Diante disso, o governo do Estado de São Paulo está requerendo uma intervenção na Enel. “Não sabemos exatamente o conteúdo do contrato de concessão da Enel com o governo federal, mas entende-se nas entrelinhas que, se houve um acordo prévio entre a empresa que saiu (Eletropaulo) e a que entrou (Enel), os projetos de melhorias deveriam ser seguidos. Enterrar a fiação sempre é o melhor caminho, mas, em razão das declarações do CEO da Enel, creio que isto não vai ocorrer. A Aneel deve tomar providencias a este respeito, o que está sendo muito demorado. Não se sabe as razões de tanta demora por parte da agência reguladora, mesmo estando sob pressão do governo do Estado de São Paulo e do município”, afirma.
Quando se fala na poda de árvores que atrapalham a fiação elétrica, ele esclarece que a responsável é a Enel. “Nos casos de árvores que apresentam riscos de queda, a responsabilidade é da prefeitura, mas, para que a prefeitura tome medidas, elas devem ser solicitadas pelo cidadão ou pela própria Enel. Ocorre que não existe um canal de comunicação entre a Enel e a prefeitura para casos de árvores com risco de queda.
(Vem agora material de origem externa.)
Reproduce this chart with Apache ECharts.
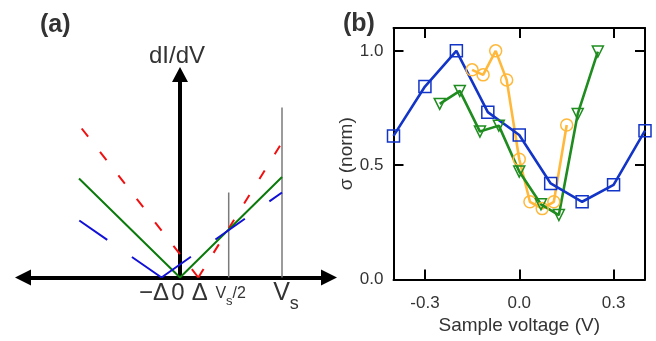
<!DOCTYPE html>
<html><head><meta charset="utf-8">
<script src="https://cdn.jsdelivr.net/npm/echarts@6/dist/echarts.min.js"></script>
<style>html,body{margin:0;padding:0;background:#fff}#c{width:656px;height:341px}</style>
</head><body><div id="c"></div>
<script>
// ---------- Panel (a): schematic (x in px-like units, 0 = zero bias) ----------
const schemTickX = [-18.5, 0, 18.3, 48.7, 102];
const schemTickText = ['{m1|−Δ}', '{m0|0}', '{m2|Δ}', '{v1|V}{vs|s}{v2|/2}', '{V|V}{Vs|s}'];
const greenSchem = [[-101, 99], [0, 0], [102, 100.5]];
const redSchemLeft = [[18.3, 0], [-98.3, 149]];
const redSchemRight = [[18.3, 0], [102, 135]];
const blueSchemLeft = [[-18.5, 0], [-100.7, 57]];
const blueSchemRight = [[-18.5, 0], [102, 85]];
const grayHalf = [[48.7, 0], [48.7, 85]];
const grayFull = [[102, 0], [102, 170]];

// ---------- Panel (b): measured data ----------
const xTicksB = [-0.3, 0.0, 0.3];
const yTicksB = [0.0, 0.5, 1.0];
const blueX = [-0.4, -0.3, -0.2, -0.1, 0.0, 0.1, 0.2, 0.3, 0.4];
const blueY = [0.628, 0.844, 1.0, 0.732, 0.632, 0.42, 0.34, 0.414, 0.651];
const orangeX = [-0.150, -0.115, -0.075, -0.040, 0.0, 0.034, 0.073, 0.110, 0.151];
const orangeY = [0.917, 0.895, 1.0, 0.873, 0.526, 0.34, 0.31, 0.34, 0.676];
const greenX = [-0.253, -0.189, -0.125, -0.065, 0.0, 0.069, 0.126, 0.186, 0.250];
const greenY = [0.768, 0.825, 0.647, 0.673, 0.472, 0.329, 0.282, 0.724, 0.997];

const FONT = 'Liberation Sans, Arial, Helvetica, sans-serif';
const pair = (xs, ys) => xs.map((x, i) => [x, ys[i]]);
const SCHEM_XMIN = -157, SCHEM_XMAX = 149;

function schemLine(data, color, width, type) {
  return { type: 'line', xAxisIndex: 0, yAxisIndex: 0, data: data, symbol: 'none', silent: true,
    lineStyle: { color: color, width: width, type: type, cap: 'butt' }, z: 2 };
}
function measLine(xs, ys, color, symbol, size, rotate) {
  return { type: 'line', xAxisIndex: 1, yAxisIndex: 1, data: pair(xs, ys), symbol: symbol,
    symbolSize: size, symbolRotate: rotate || 0, showAllSymbol: true, silent: true,
    lineStyle: { color: color, width: 2.6 },
    itemStyle: { color: 'rgba(255,255,255,0)', borderColor: color, borderWidth: 1.5 }, z: 3 };
}

const chart = echarts.init(document.getElementById('c'), null, { renderer: 'canvas' });
const bTick = { show: true, inside: true, length: 10, lineStyle: { color: '#000', width: 2 } };
const bLine = { show: true, onZero: false, lineStyle: { color: '#000', width: 2 } };

chart.setOption({
  animation: false,
  backgroundColor: '#fff',
  title: [
    { text: '(a)', left: 35, top: 8, textStyle: { fontFamily: FONT, fontSize: 25, fontWeight: 'bold', color: '#333' } },
    { text: '(b)', left: 338, top: 7, textStyle: { fontFamily: FONT, fontSize: 25, fontWeight: 'bold', color: '#333' } }
  ],
  grid: [
    { left: 23, top: 74.5, width: 306, height: 203 },
    { left: 393.5, top: 28, width: 251.5, height: 251.5 }
  ],
  xAxis: [
    { gridIndex: 0, type: 'value', min: SCHEM_XMIN, max: SCHEM_XMAX,
      axisLine: { show: true, symbol: ['triangle', 'triangle'], symbolSize: [16, 16], lineStyle: { color: '#000', width: 4 } },
      axisTick: { show: false }, splitLine: { show: false },
      axisLabel: { show: true, customValues: [SCHEM_XMIN].concat(schemTickX), margin: -4, hideOverlap: false,
        color: '#333', fontFamily: FONT,
        formatter: function (v) {
          if (v === SCHEM_XMIN) return '';
          let best = 0;
          schemTickX.forEach((t, i) => { if (Math.abs(t - v) < Math.abs(schemTickX[best] - v)) best = i; });
          return schemTickText[best];
        },
        rich: {
          m1: { fontSize: 24, lineHeight: 40, fontFamily: FONT, color: '#333', padding: [0, 15, 0, 0] },
          m0: { fontSize: 24, lineHeight: 40, fontFamily: FONT, color: '#333', padding: [0, 4, 0, 0] },
          m2: { fontSize: 24, lineHeight: 40, fontFamily: FONT, color: '#333', padding: [0, 0, 0, 3] },
          v1: { fontSize: 16, lineHeight: 40, fontFamily: FONT, color: '#333', padding: [0, 0, 0, 4] },
          v2: { fontSize: 16, lineHeight: 40, fontFamily: FONT, color: '#333' },
          vs: { fontSize: 13, lineHeight: 13, fontFamily: FONT, color: '#333', padding: [15, 0, 0, 0] },
          V: { fontSize: 25, lineHeight: 40, fontFamily: FONT, color: '#333', padding: [0, 0, 0, 8] },
          Vs: { fontSize: 18, lineHeight: 18, fontFamily: FONT, color: '#333', padding: [22, 0, 0, 0] }
        } } },
    { gridIndex: 1, type: 'value', min: -0.4, max: 0.4, position: 'bottom',
      axisLine: bLine, splitLine: { show: false },
      axisTick: Object.assign({ customValues: xTicksB }, bTick),
      axisLabel: { customValues: xTicksB, margin: 15, fontSize: 17, color: '#333', fontFamily: FONT,
        formatter: v => v.toFixed(1) },
      name: 'Sample voltage (V)', nameLocation: 'middle', nameGap: 34,
      nameTextStyle: { fontSize: 19, color: '#333', fontFamily: FONT } },
    { gridIndex: 1, type: 'value', min: -0.4, max: 0.4, position: 'top',
      axisLine: bLine, splitLine: { show: false },
      axisTick: Object.assign({ customValues: xTicksB }, bTick), axisLabel: { show: false } }
  ],
  yAxis: [
    { gridIndex: 0, type: 'value', min: 0, max: 203,
      axisLine: { show: true, onZero: true, symbol: ['none', 'triangle'], symbolSize: [16, 15], lineStyle: { color: '#000', width: 4 } },
      axisTick: { show: false }, axisLabel: { show: false }, splitLine: { show: false },
      name: 'dI/dV', nameLocation: 'end', nameGap: 6,
      nameTextStyle: { fontSize: 24, color: '#333', fontFamily: FONT, padding: [0, 6, 0, 0] } },
    { gridIndex: 1, type: 'value', min: 0, max: 1.1, position: 'left',
      axisLine: bLine, splitLine: { show: false },
      axisTick: Object.assign({ customValues: yTicksB }, bTick),
      axisLabel: { customValues: yTicksB, margin: 10, fontSize: 17, color: '#333', fontFamily: FONT,
        formatter: v => v.toFixed(1) },
      name: 'σ (norm)', nameLocation: 'middle', nameGap: 35,
      nameTextStyle: { fontSize: 19, color: '#333', fontFamily: FONT } },
    { gridIndex: 1, type: 'value', min: 0, max: 1.1, position: 'right',
      axisLine: bLine, splitLine: { show: false },
      axisTick: Object.assign({ customValues: yTicksB }, bTick), axisLabel: { show: false } }
  ],
  series: [
    schemLine(grayHalf, '#7a7a7a', 1.5, 'solid'),
    schemLine(grayFull, '#7a7a7a', 1.5, 'solid'),
    schemLine(redSchemLeft, '#f01010', 2, [10.5, 19.3]),
    schemLine(redSchemRight, '#f01010', 2, [10, 19]),
    schemLine(greenSchem, '#0a7a0a', 2, 'solid'),
    schemLine(blueSchemLeft, '#1010d8', 2, [36, 30]),
    schemLine(blueSchemRight, '#1010d8', 2, [36, 30]),
    measLine(orangeX, orangeY, '#ffb83a', 'circle', 12),
    measLine(greenX, greenY, '#1e8c1e', 'triangle', 11, 180),
    measLine(blueX, blueY, '#1235c8', 'rect', 12)
  ]
});
</script>
</body></html>
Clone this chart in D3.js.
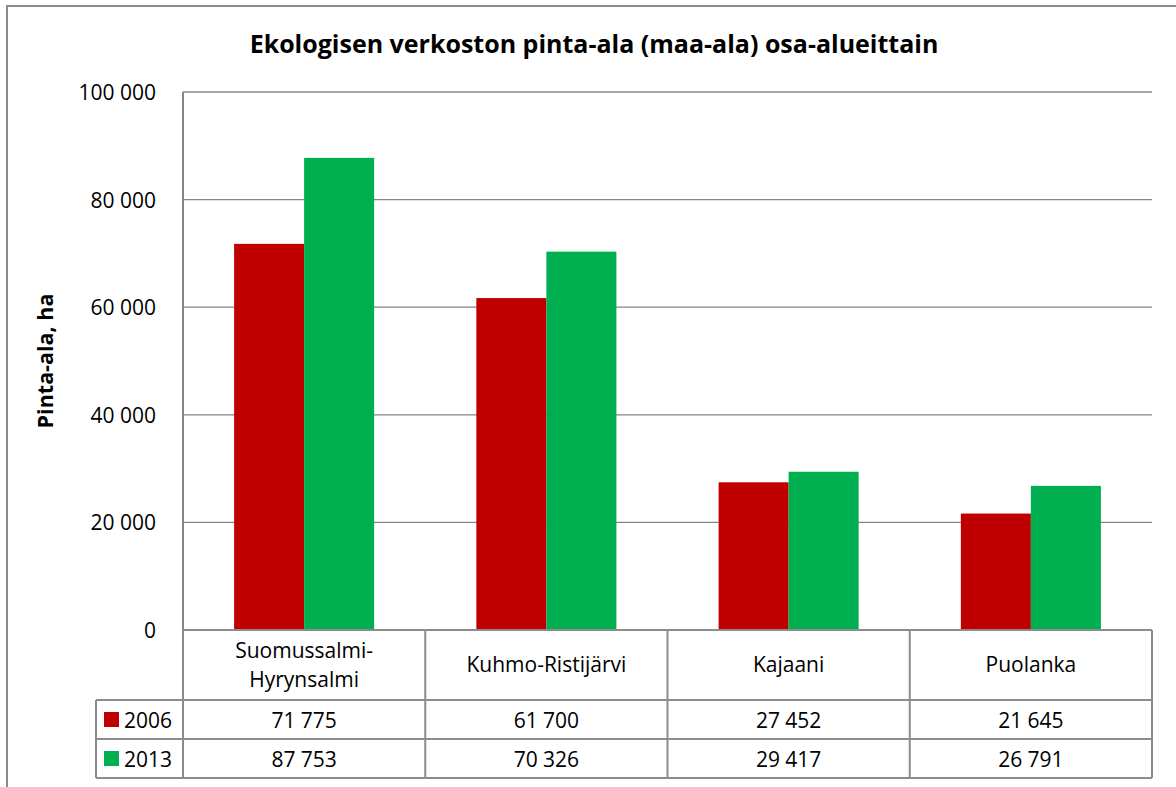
<!DOCTYPE html>
<html>
<head>
<meta charset="utf-8">
<script src="https://cdn.jsdelivr.net/npm/d3@7"></script>
<style>
  body { margin: 0; background: #fff; }
  text { font-family: "Open Sans", "Liberation Sans", sans-serif; fill: #000; }
</style>
</head>
<body>
<script>
// data
var categories = ["Suomussalmi-\nHyrynsalmi", "Kuhmo-Ristijärvi", "Kajaani", "Puolanka"];
var seriesNames = ["2006", "2013"];
var values2006 = [71775, 61700, 27452, 21645];
var values2013 = [87753, 70326, 29417, 26791];
var yTicks = [0, 20000, 40000, 60000, 80000, 100000];
var colors = ["#C00000", "#00B050"];

var w = 1176, h = 787;
var plotL = 183, plotR = 1152, plotT = 92, plotB = 630;
var fs = "21px";

var svg = d3.select("body").append("svg")
    .attr("width", w).attr("height", h);

// outer frame
svg.append("rect")
    .attr("x", 7).attr("y", 6)
    .attr("width", 1200).attr("height", 820)
    .style("fill", "none").style("stroke", "#8c8c8c").style("stroke-width", 2);

// title
svg.append("text")
    .attr("x", 594).attr("y", 53)
    .attr("text-anchor", "middle")
    .style("font-size", "25px").style("font-weight", "bold")
    .text("Ekologisen verkoston pinta-ala (maa-ala) osa-alueittain");

var x = d3.scaleBand().domain(d3.range(categories.length)).range([plotL, plotR]);
var xs = d3.scaleBand().domain(seriesNames).range([0, x.bandwidth()]).paddingInner(0).paddingOuter(0.73);
var y = d3.scaleLinear().domain([0, 100000]).range([plotB, plotT]);

var fmt = function (v) { return d3.format(",")(v).replace(/,/g, " "); };

// gridlines
svg.append("g").selectAll("line")
    .data(yTicks.filter(function (d) { return d > 0; }))
    .enter().append("line")
    .attr("x1", plotL).attr("x2", plotR)
    .attr("y1", function (d) { return y(d); }).attr("y2", function (d) { return y(d); })
    .style("stroke", "#868686").style("stroke-width", 1.3);

// y tick labels
svg.append("g").selectAll("text")
    .data(yTicks)
    .enter().append("text")
    .attr("x", 156)
    .attr("y", function (d) { return y(d) + 8; })
    .attr("text-anchor", "end")
    .style("font-size", fs)
    .text(fmt);

// y title
svg.append("text")
    .attr("transform", "translate(53," + (plotT + plotB) / 2 + ") rotate(-90)")
    .attr("text-anchor", "middle")
    .style("font-size", "21.5px").style("font-weight", "bold")
    .text("Pinta-ala, ha");

// bars
var series = [values2006, values2013];
var grp = svg.append("g").selectAll("g")
    .data(series)
    .enter().append("g")
    .style("fill", function (d, i) { return colors[i]; });

grp.selectAll("rect")
    .data(function (d, i) { return d.map(function (v, j) { return { v: v, s: seriesNames[i], c: j }; }); })
    .enter().append("rect")
    .attr("x", function (d) { return x(d.c) + xs(d.s); })
    .attr("width", xs.bandwidth())
    .attr("y", function (d) { return y(d.v); })
    .attr("height", function (d) { return plotB - y(d.v); });

// y axis line
svg.append("line")
    .attr("x1", plotL).attr("x2", plotL).attr("y1", plotT).attr("y2", plotB)
    .style("stroke", "#868686").style("stroke-width", 2);

// data table
var row0 = 630, row1 = 700, row2 = 739, row3 = 778, tableLeft = 96;
var gridColor = "#8c8c8c";
var tg = svg.append("g").style("stroke", gridColor).style("stroke-width", 2).style("fill", "none");

tg.append("line").attr("x1", plotL).attr("x2", plotR).attr("y1", row0).attr("y2", row0);
[row1, row2, row3].forEach(function (r) {
    tg.append("line").attr("x1", tableLeft).attr("x2", plotR).attr("y1", r).attr("y2", r);
});
tg.append("line").attr("x1", tableLeft).attr("x2", tableLeft).attr("y1", row1).attr("y2", row3);
tg.selectAll(".v")
    .data(d3.range(categories.length + 1))
    .enter().append("line")
    .attr("x1", function (d) { return d < categories.length ? x(d) : plotR; })
    .attr("x2", function (d) { return d < categories.length ? x(d) : plotR; })
    .attr("y1", row0).attr("y2", row3);

// category labels
svg.append("g").selectAll("text")
    .data(categories)
    .enter().append("text")
    .attr("text-anchor", "middle")
    .style("font-size", fs)
    .each(function (d, i) {
        var lines = d.split("\n");
        var cx = x(i) + x.bandwidth() / 2;
        var cy = (row0 + row1) / 2 + 7 - (lines.length - 1) * 14.5;
        var t = d3.select(this);
        lines.forEach(function (l, k) {
            t.append("tspan").attr("x", cx).attr("y", cy + k * 29).text(l);
        });
    });

// value rows + legend keys
var rowsY = [row1, row2];
series.forEach(function (vals, si) {
    var mid = (rowsY[si] + (si === 0 ? row2 : row3)) / 2;
    svg.append("rect")
        .attr("x", 104).attr("y", mid - 7.5)
        .attr("width", 15).attr("height", 15)
        .style("fill", colors[si]);
    svg.append("text")
        .attr("x", 124).attr("y", mid + 8)
        .style("font-size", fs)
        .text(seriesNames[si]);
    svg.append("g").selectAll("text")
        .data(vals)
        .enter().append("text")
        .attr("x", function (d, i) { return x(i) + x.bandwidth() / 2; })
        .attr("y", mid + 8)
        .attr("text-anchor", "middle")
        .style("font-size", fs)
        .text(fmt);
});
</script>
</body>
</html>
Com a redução do quadro de funcionários da Enel em razão da quase total terceirização, isto não ocorre, portanto entende-se que há omissão por parte da Enel nas questões que envolvem árvores condenadas”, analisa.
Contudo ele explica que a interrupção do serviço elétrico causada por eventos climáticos é passível de multa para as concessionárias de energia. “O Procon-SP multou a Enel por fatos anteriores. Ela tem mais de R$ 12 milhões em multas aplicadas pela entidade, porém não pagou. Quem pode ter maior poder de penalização é a Aneel. Ocorre que não há notícias de que a agência federal tenha adotado qualquer medida em face da Enel”, observa.
Outro problema detectado no pós-apagão em São Paulo é o péssimo atendimento telefônico prestado pela concessionária ao consumidor. “Conforme relato de alguns consumidores em entrevistas, os atendentes da Enel ameaçaram os clientes dizendo que se a denúncia fosse falsa, a empresa iria processá-los. Este tratamento é no mínimo ridículo e não cabe a uma empresa concessionária de serviços necessários. O consumidor deve procurar os órgãos de defesa. Infelizmente, a Aneel não adota qualquer providência e não se pode esquecer que ela é o órgão regulador”, conclui.